Columnists, Jon Caldara, Transit, Transportation, Uncategorized

Caldara: RTD’s driver shortage makes the case for more competition

The Regional Transportation District (RTD) has a severe driver shortage. The result has been service cuts, leaving passengers waiting at bus and rail stops wondering when or if their ride might appear.

At least stranded passengers can pass the time playing the “would you rather” game: Would you rather be stuck at a bus stop not knowing when you might make it to work or be trapped in a broken airport A-train not knowing if you’ll make your flight?

I know. That’s not a fair question. Thanks to RTD’s colossal failures there was a time you could have had both.

Granted, RTD isn’t the only employer in Denver having a hard time retaining employees in this over-heated market. If only we could have kept those glorious tepid economic days of the Obama years. But there is more than just a hot jobs market operating here.

I was the chairman of the RTD board of directors a lifetime ago in the late 1990s, so I know a little about what I’m talking about. First, I have to say RTD’s bus drivers are some the best in the nation.

It’s not an easy job hauling human cargo around and still being polite and professional. Over time, the gravitational pull is toward acting like rude New York City bus drivers. But RTD’s drivers still see passengers as people. That’s partly because Denver hasn’t yet turned so big-city that we all treat each other like a Seinfeld episode. Partly it’s because RTD hires and trains drivers well.

Competition helps. In fact, more competition might solve their driver shortage problem. (Warning, wonky policy stuff ahead, but worth pushing through.)

By law, RTD has to contract out half of its fixed-route bus service to private companies. This means half the empty buses you see lumbering around are not operated by RTD but by companies that have competed and won a contract to operate that portion of the service.

Keep in mind these are the buses RTD owns, running on the same routes on the same time schedules RTD draws up. But the savings compared to running them by RTD’s in-house, unionized operations is up to 40%.

How? Well, first the private contractors do pay their workers a little less, but that’s only a small part of the savings. The real savings come by not having to follow the RTD in-house union’s “work rules.”

For instance, when an in-house union RTD driver brings his bus back to the garage at the end of his workday, a different union worker goes in to clean it up.

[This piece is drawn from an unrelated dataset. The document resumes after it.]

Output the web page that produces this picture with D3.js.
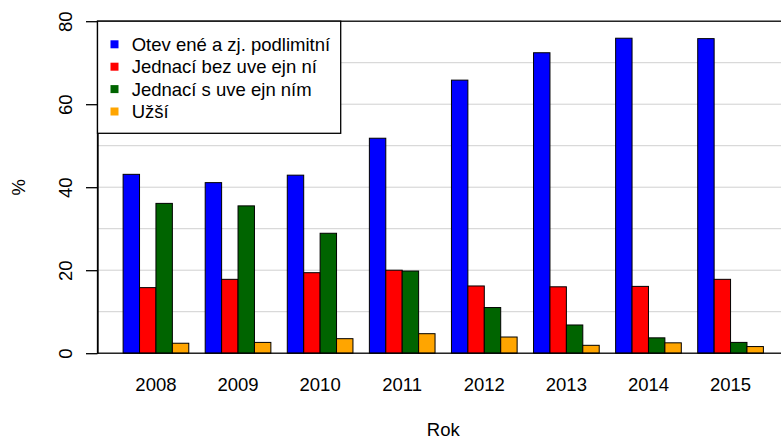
<!DOCTYPE html>
<html>
<head>
<meta charset="utf-8">
<script src="https://cdn.jsdelivr.net/npm/d3@7"></script>
<style>
  html, body { margin: 0; padding: 0; background: #fff; }
  svg { display: block; font-family: 'Liberation Sans', Arial, sans-serif; }
</style>
</head>
<body>
<div id="chart"></div>
<script>
// Chart data
let years = ['2008', '2009', '2010', '2011', '2012', '2013', '2014', '2015'];
let seriesNames = [
  'Otev ené a zj. podlimitní',
  'Jednací bez uve ejn ní',
  'Jednací s uve ejn ním',
  'Užší'
];
let otevrene = [43.1, 41.1, 42.9, 51.8, 65.8, 72.4, 75.9, 75.8];
let jednaciBez = [15.8, 17.8, 19.4, 20.0, 16.2, 16.0, 16.1, 17.8];
let jednaciS = [36.1, 35.5, 28.9, 19.8, 11.0, 6.8, 3.7, 2.6];
let uzsi = [2.4, 2.6, 3.5, 4.7, 3.9, 1.9, 2.5, 1.6];
let yTicks = [0, 20, 40, 60, 80];
let gridTicks = [10, 20, 30, 40, 50, 60, 70];
let colors = ['#0000ff', '#ff0000', '#006400', '#ffa500'];

let values = [otevrene, jednaciBez, jednaciS, uzsi];

let width = 781;
let height = 440;
let fontSize = 18.5;

// Plot region (R style: bars sit in user units 0..40, 4% extended on x)
let plotLeft = 97.5;
let plotRight = 789;
let plotTop = 21.2;
let plotBottom = 353.2;

let svg = d3.select('#chart')
  .append('svg')
  .attr('width', width)
  .attr('height', height)
  .style('font-size', fontSize + 'px');

// x in barplot user units
let xUnits = d3.scaleLinear()
  .domain([-0.56, 41.56])
  .range([plotLeft, plotRight]);

// groups of 4 bars with one bar of space before each group
let x0 = d3.scaleBand()
  .domain(years)
  .range([xUnits(0), xUnits(40)])
  .paddingInner(0.2)
  .paddingOuter(0.1)
  .align(1);

let x1 = d3.scaleBand()
  .domain(d3.range(seriesNames.length))
  .range([0, x0.bandwidth()]);

let y = d3.scaleLinear()
  .domain([0, 80])
  .range([plotBottom, plotTop]);

// Grid lines
svg.append('g')
  .selectAll('line')
  .data(gridTicks)
  .enter()
  .append('line')
  .attr('x1', plotLeft)
  .attr('x2', plotRight)
  .attr('y1', (d) => y(d))
  .attr('y2', (d) => y(d))
  .style('stroke', '#d0d0d0')
  .style('stroke-width', 1);

// Bars
let groups = svg.append('g')
  .selectAll('g')
  .data(years)
  .enter()
  .append('g')
  .attr('transform', (d) => 'translate(' + x0(d) + ',0)');

groups.selectAll('rect')
  .data((d, i) => values.map((s, j) => ({ series: j, value: s[i] })))
  .enter()
  .append('rect')
  .attr('x', (d) => x1(d.series))
  .attr('y', (d) => y(d.value))
  .attr('width', x1.bandwidth())
  .attr('height', (d) => y(0) - y(d.value))
  .style('fill', (d) => colors[d.series])
  .style('stroke', '#000')
  .style('stroke-width', 1);

// Plot box
svg.append('rect')
  .attr('x', plotLeft)
  .attr('y', plotTop)
  .attr('width', plotRight - plotLeft)
  .attr('height', plotBottom - plotTop)
  .style('fill', 'none')
  .style('stroke', '#000')
  .style('stroke-width', 1.3);

// Y axis
let yAxis = svg.append('g')
  .attr('transform', 'translate(' + plotLeft + ',0)')
  .call(d3.axisLeft(y).tickValues(yTicks).tickSize(11.5).tickSizeOuter(0).tickPadding(0));

yAxis.select('.domain')
  .style('stroke', '#000')
  .style('stroke-width', 1.3);
yAxis.selectAll('.tick line')
  .style('stroke', '#000')
  .style('stroke-width', 1.3);
yAxis.selectAll('.tick text')
  .attr('x', null)
  .attr('dy', null)
  .attr('transform', 'translate(-25.5,0) rotate(-90)')
  .style('text-anchor', 'middle')
  .style('font-size', fontSize + 'px')
  .style('font-family', 'Liberation Sans, Arial, sans-serif')
  .style('fill', '#000');

// X labels (no axis line in barplot)
svg.append('g')
  .selectAll('text')
  .data(years)
  .enter()
  .append('text')
  .attr('x', (d) => x0(d) + x0.bandwidth() / 2)
  .attr('y', 391)
  .style('text-anchor', 'middle')
  .text((d) => d);

// Axis titles
svg.append('text')
  .attr('x', (plotLeft + plotRight) / 2)
  .attr('y', 436)
  .style('text-anchor', 'middle')
  .text('Rok');

svg.append('text')
  .attr('transform', 'translate(25,' + (plotTop + plotBottom) / 2 + ') rotate(-90)')
  .style('text-anchor', 'middle')
  .text('%');

// Legend
let legendRowHeight = 22.4;
let legend = svg.append('g')
  .attr('transform', 'translate(' + plotLeft + ',' + plotTop + ')');

legend.append('rect')
  .attr('x', 0)
  .attr('y', 0)
  .attr('width', 243.2)
  .attr('height', 112.1)
  .style('fill', '#fff')
  .style('stroke', '#000')
  .style('stroke-width', 1.3);

let legendItems = legend.selectAll('g.item')
  .data(seriesNames)
  .enter()
  .append('g')
  .attr('class', 'item')
  .attr('transform', (d, i) => 'translate(0,' + (23.1 + i * legendRowHeight) + ')');

legendItems.append('rect')
  .attr('x', 13)
  .attr('y', -4)
  .attr('width', 8)
  .attr('height', 8)
  .style('fill', (d, i) => colors[i]);

legendItems.append('text')
  .attr('x', 34.2)
  .attr('y', 6.6)
  .text((d) => d);
</script>
</body>
</html>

If he sees that a reading lamp is broken, he’ll write out a work order for yet another union worker to come in and change the bulb.

In the private contractor’s garage, the driver himself might clean up his own bus and replace the light bulb and then go work in the dispatch center or sweep the floor.

The massive handicap not suffered by private operators is the union requirement to hire mostly full-time workers. Transit operations are heavy during the peak commuting hours of morning and evening drive time, but pretty slow mid-day. That’s why RTD union contracts have required pool tables in the drivers’ lounges. What’s a driver to do to pass the time between peak times?

By contrast, the private operators can hire part-time workers who can fit in better with the double-humped time schedule of drive time. Not many pool tables in the private contractor’s shops.

As far as RTD’s shortage of rail operators, well that’s a failure of standing up to their union to begin with. When RTD was toying with the disastrous idea of unleashing rail on Denver, it looked at a completely driverless system. You’ve been on a driverless train at DIA. The city of Lille in France has had a city-wide driverless rail system since 1983, running trains as often as every 66 seconds during peak periods.

But the union’s political pressure steered RTD from that kind of driverless system for Denver. Something to think about as your RTD train fails to arrive thanks to the driver shortage.

If RTD put passengers and taxpayers first it would do what most of Europe does and contract out the other 50% of fix-route bus service, as well as all their rail operations. Competition works.

Jon Caldara is president of the Independence Institute, a free market think tank in Denver.